Brow Beat

Mike Nichols, Legendary Director of The Graduate and More, Has Died

Director Mike Nichols.

Photo by Frazer Harrison/Getty Images

Mike Nichols, who died Wednesday at the age of 83, had the kind of career most could only dream of, and few have actually accomplished. His legacy as a director extends to nearly every corner of the entertainment business. On Broadway, he directed the first runs of award-winning plays like Barefoot in the Park and The Odd Couple. On screen, he helped transform Hollywood with Who’s Afraid of Virginia Woolf? and The Graduate, and television with the miniseries adaptation of Angels in America. Through his wide-ranging work, Nichols became one of only a handful of people to win a so-called EGOT: an Emmy, a Grammy, an Oscar, and a Tony.

Nichols, who was born to Jewish parents and escaped Germany to the United States prior to World War II, found early success as one-half of the comedy duo Nichols and May. Their 1961 comedy album An Evening With Mike Nichols and Elaine May won a Grammy Award. After parting ways with May, Nichols moved on to directing for the stage, where during his decades-spanning career he received nine Tony Awards, most recently in 2012 for Death of a Salesman.

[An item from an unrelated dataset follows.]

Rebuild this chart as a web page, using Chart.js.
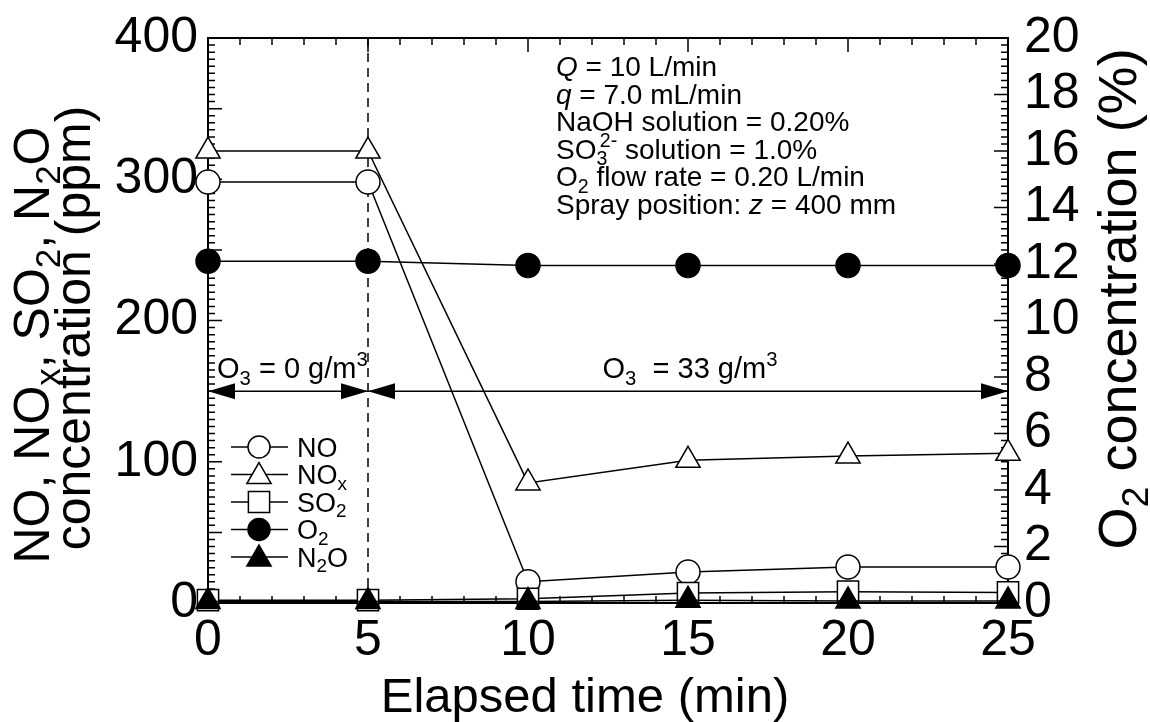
<!DOCTYPE html>
<html>
<head>
<meta charset="utf-8">
<script src="https://cdn.jsdelivr.net/npm/chart.js@4/dist/chart.umd.min.js"></script>
<style>
  html, body { margin: 0; padding: 0; background: #fff; }
  #wrap { width: 1150px; height: 722px; position: relative; }
</style>
</head>
<body>
<div id="wrap"><canvas id="c" width="1150" height="722"></canvas></div>
<script>
// ---- data ----
const timeMin = [0, 5, 10, 15, 20, 25];
const noPpm   = [298, 298, 15, 22, 25.5, 25.5];
const noxPpm  = [320, 320, 85, 101, 104, 106];
const so2Ppm  = [2, 2, 3, 7, 8, 7.5];
const n2oPpm  = [1, 1, 1, 2, 1.5, 1.5];
const o2Pct   = [12.1, 12.1, 11.95, 11.95, 11.95, 11.95];

const xTickStep = 5;
const yTickStep = 100;
const y2TickStep = 2;
const ozoneSplitMin = 5;
const arrowLevelPpm = 150;

const FONT = "'Liberation Sans', Arial, sans-serif";

function pts(ys) { return timeMin.map((t, i) => ({ x: t, y: ys[i] })); }

function richWidth(ctx, segs, size) {
  let w = 0;
  for (const s of segs) {
    const kind = s[1];
    if (kind === 'sub' || kind === 'sup') { ctx.font = `${size * 0.7}px ${FONT}`; w += ctx.measureText(s[0]).width; }
    else if (kind === 'subsup') { ctx.font = `${size * 0.7}px ${FONT}`; w += Math.max(ctx.measureText(s[0]).width, ctx.measureText(s[2]).width + size * 0.12); }
    else if (kind === 'i') { ctx.font = `italic ${size}px ${FONT}`; w += ctx.measureText(s[0]).width; }
    else { ctx.font = `${size}px ${FONT}`; w += ctx.measureText(s[0]).width; }
  }
  return w;
}
function drawRich(ctx, segs, x, y, size, align) {
  ctx.save();
  ctx.textBaseline = 'alphabetic';
  ctx.textAlign = 'left';
  ctx.fillStyle = '#000';
  const w = richWidth(ctx, segs, size);
  let cx = align === 'center' ? x - w / 2 : (align === 'right' ? x - w : x);
  for (const s of segs) {
    const kind = s[1];
    if (kind === 'sub') {
      ctx.font = `${size * 0.7}px ${FONT}`; ctx.fillText(s[0], cx, y + size * 0.22); cx += ctx.measureText(s[0]).width;
    } else if (kind === 'sup') {
      ctx.font = `${size * 0.7}px ${FONT}`; ctx.fillText(s[0], cx, y - size * 0.42); cx += ctx.measureText(s[0]).width;
    } else if (kind === 'subsup') {
      ctx.font = `${size * 0.7}px ${FONT}`;
      ctx.fillText(s[0], cx, y + size * 0.22);
      ctx.fillText(s[2], cx + size * 0.12, y - size * 0.42);
      cx += Math.max(ctx.measureText(s[0]).width, ctx.measureText(s[2]).width + size * 0.12);
    } else if (kind === 'i') {
      ctx.font = `italic ${size}px ${FONT}`; ctx.fillText(s[0], cx, y); cx += ctx.measureText(s[0]).width;
    } else {
      ctx.font = `${size}px ${FONT}`; ctx.fillText(s[0], cx, y); cx += ctx.measureText(s[0]).width;
    }
  }
  ctx.restore();
}
function drawRichRot(ctx, segs, x, y, size) {
  ctx.save();
  ctx.translate(x, y);
  ctx.rotate(-Math.PI / 2);
  drawRich(ctx, segs, 0, 0, size, 'center');
  ctx.restore();
}

function arrowHead(ctx, xTip, y, dir) {
  const L = 27, H = 8;
  ctx.beginPath();
  ctx.moveTo(xTip, y);
  ctx.lineTo(xTip - dir * L, y - H);
  ctx.lineTo(xTip - dir * L, y + H);
  ctx.closePath();
  ctx.fill();
}

const series = [
  { label: [['NO', 'n']], data: noPpm, axis: 'y', style: 'circle', fill: '#fff', r: 12, order: 4 },
  { label: [['NO', 'n'], ['x', 'sub']], data: noxPpm, axis: 'y', style: 'triangle', fill: '#fff', r: 14, order: 3 },
  { label: [['SO', 'n'], ['2', 'sub']], data: so2Ppm, axis: 'y', style: 'rect', fill: '#fff', r: 15, order: 2 },
  { label: [['O', 'n'], ['2', 'sub']], data: o2Pct, axis: 'y2', style: 'circle', fill: '#000', r: 12, order: 5 },
  { label: [['N', 'n'], ['2', 'sub'], ['O', 'n']], data: n2oPpm, axis: 'y', style: 'triangle', fill: '#000', r: 14, order: 1 },
];

const framePlugin = {
  id: 'framePlugin',
  beforeDatasetsDraw(chart) {
    const { ctx, chartArea: a, scales } = chart;
    const xs = scales.x, ys = scales.y, y2 = scales.y2;
    ctx.save();
    ctx.strokeStyle = '#000';
    ctx.lineWidth = 2;
    ctx.strokeRect(a.left, a.top, a.right - a.left, a.bottom - a.top);
    ctx.lineWidth = 1.5;
    ctx.beginPath();
    for (let v = 0; v <= ys.max + 1e-9; v += 5) {
      const p = ys.getPixelForValue(v);
      const len = (Math.round(v) % 50 === 0) ? 14 : 7;
      ctx.moveTo(a.left, p); ctx.lineTo(a.left + len, p);
    }
    for (let v = 0; v <= y2.max + 1e-9; v += 0.25) {
      const p = y2.getPixelForValue(v);
      const len = (Math.abs(v / 2 - Math.round(v / 2)) < 1e-6) ? 14 : 7;
      ctx.moveTo(a.right, p); ctx.lineTo(a.right - len, p);
    }
    for (let v = 0; v <= xs.max + 1e-9; v += 1) {
      const p = xs.getPixelForValue(v);
      const len = (v % 5 === 0) ? 14 : 7;
      ctx.moveTo(p, a.bottom); ctx.lineTo(p, a.bottom - len);
      ctx.moveTo(p, a.top); ctx.lineTo(p, a.top + len);
    }
    ctx.stroke();
    const xs5 = xs.getPixelForValue(ozoneSplitMin);
    ctx.setLineDash([9, 6]);
    ctx.lineWidth = 1.5;
    ctx.beginPath();
    ctx.moveTo(xs5, a.top); ctx.lineTo(xs5, a.bottom);
    ctx.stroke();
    ctx.setLineDash([]);
    const ya = ys.getPixelForValue(arrowLevelPpm);
    const x0 = xs.getPixelForValue(0), x25 = xs.getPixelForValue(25);
    ctx.lineWidth = 1.5;
    ctx.beginPath();
    ctx.moveTo(x0, ya); ctx.lineTo(x25, ya);
    ctx.stroke();
    ctx.fillStyle = '#000';
    arrowHead(ctx, x0, ya, -1);
    arrowHead(ctx, xs5, ya, 1);
    arrowHead(ctx, xs5, ya, -1);
    arrowHead(ctx, x25, ya, 1);
    ctx.restore();
  },
  afterDraw(chart) {
    const { ctx, scales } = chart;
    const xs = scales.x, ys = scales.y;
    const yText = ys.getPixelForValue(arrowLevelPpm) - 13;
    drawRich(ctx, [['O', 'n'], ['3', 'sub'], [' = 0 g/m', 'n'], ['3', 'sup']], xs.getPixelForValue(0) + 9, yText, 29, 'left');
    drawRich(ctx, [['O', 'n'], ['3', 'sub'], ['  = 33 g/m', 'n'], ['3', 'sup']], xs.getPixelForValue(15) + 2, yText, 29, 'center');
    const tx = 556, ty0 = 76, dy = 27.6, ts = 28;
    const lines = [
      [['Q', 'i'], [' = 10 L/min', 'n']],
      [['q', 'i'], [' = 7.0 mL/min', 'n']],
      [['NaOH solution = 0.20%', 'n']],
      [['SO', 'n'], ['3', 'subsup', '2-'], [' solution = 1.0%', 'n']],
      [['O', 'n'], ['2', 'sub'], [' flow rate = 0.20 L/min', 'n']],
      [['Spray position: ', 'n'], ['z', 'i'], [' = 400 mm', 'n']],
    ];
    lines.forEach((l, i) => drawRich(ctx, l, tx, ty0 + i * dy, ts, 'left'));
    const lgX = 259, lgY0 = 447, lgDy = 27.5;
    series.forEach((s, i) => {
      const y = lgY0 + i * lgDy;
      ctx.save();
      ctx.strokeStyle = '#000'; ctx.lineWidth = 1.5;
      ctx.beginPath(); ctx.moveTo(231, y); ctx.lineTo(288, y); ctx.stroke();
      ctx.fillStyle = s.fill; ctx.strokeStyle = '#000'; ctx.lineWidth = 1.5;
      Chart.helpers.drawPoint(ctx, { pointStyle: s.style, radius: s.style === 'circle' ? 11 : s.r, rotation: 0, borderWidth: 1.5 }, lgX, y + (s.style === 'triangle' ? 2 : 0));
      ctx.restore();
      drawRich(ctx, s.label, 297, y + 9.5, 27, 'left');
    });
    drawRich(ctx, [['Elapsed time (min)', 'n']], 585, 712, 49, 'center');
    drawRichRot(ctx, [['NO, NO', 'n'], ['x', 'sub'], [', SO', 'n'], ['2', 'sub'], [', N', 'n'], ['2', 'sub'], ['O', 'n']], 49, 345, 50);
    drawRichRot(ctx, [['concentration (ppm)', 'n']], 90, 328, 50);
    drawRichRot(ctx, [['O', 'n'], ['2', 'sub'], [' concentration (%)', 'n']], 1136, 299, 54);
  }
};

const tickFont = { family: FONT, size: 50 };
function noPad(s) { s.paddingTop = 0; s.paddingBottom = 0; s.paddingLeft = 0; s.paddingRight = 0; }

new Chart(document.getElementById('c'), {
  type: 'line',
  data: {
    datasets: series.map(s => ({
      data: pts(s.data),
      yAxisID: s.axis,
      borderColor: '#000',
      borderWidth: 1.5,
      pointStyle: s.style,
      pointRadius: s.r,
      pointHoverRadius: s.r,
      pointBackgroundColor: s.fill,
      pointBorderColor: '#000',
      pointBorderWidth: 1.5,
      fill: false,
      tension: 0,
      clip: false,
      order: s.order,
    }))
  },
  options: {
    responsive: false,
    animation: false,
    events: [],
    layout: { padding: { top: 38, left: 0, right: 0, bottom: 0 } },
    plugins: { legend: { display: false }, tooltip: { enabled: false }, title: { display: false } },
    scales: {
      x: {
        type: 'linear', min: 0, max: 25,
        ticks: { stepSize: xTickStep, font: tickFont, color: '#000', padding: 8, maxRotation: 0, autoSkip: false },
        grid: { display: false, drawTicks: false },
        border: { display: false },
        afterFit(s) { s.height = 119; noPad(s); }
      },
      y: {
        type: 'linear', position: 'left', min: 0, max: 400,
        ticks: { stepSize: yTickStep, font: tickFont, color: '#000', padding: 10, autoSkip: false },
        grid: { display: false, drawTicks: false },
        border: { display: false },
        afterFit(s) { s.width = 208; noPad(s); }
      },
      y2: {
        type: 'linear', position: 'right', min: 0, max: 20,
        ticks: { stepSize: y2TickStep, font: tickFont, color: '#000', padding: 16, autoSkip: false },
        grid: { display: false, drawTicks: false },
        border: { display: false },
        afterFit(s) { s.width = 142; noPad(s); }
      }
    }
  },
  plugins: [framePlugin]
});
</script>
</body>
</html>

On screen, Nichols worked with many of Hollywood’s best actors—Jack Nicholson, Meryl Streep, Robin Williams, Gilda Radner, Philip Seymour Hoffman—and made Dustin Hoffman a star by taking a chance on the then virtually unknown actor for The Graduate. For Who’s Afraid of Virginia Woolf?, his debut as a feature director, he wrangled jarring, memorable performances out of the famously tempestuous couple of Elizabeth Taylor and Richard Burton. In Mark Harris’ Pictures at a Revolution: Five Movies and the Birth of the New Hollywood, Burton is quoted as saying of Nichols that he was one of only two men (Noël Coward being the other) who had “the capacity to change the world when they walk into a room. They are both as bland as butter and as brilliant as diamonds.”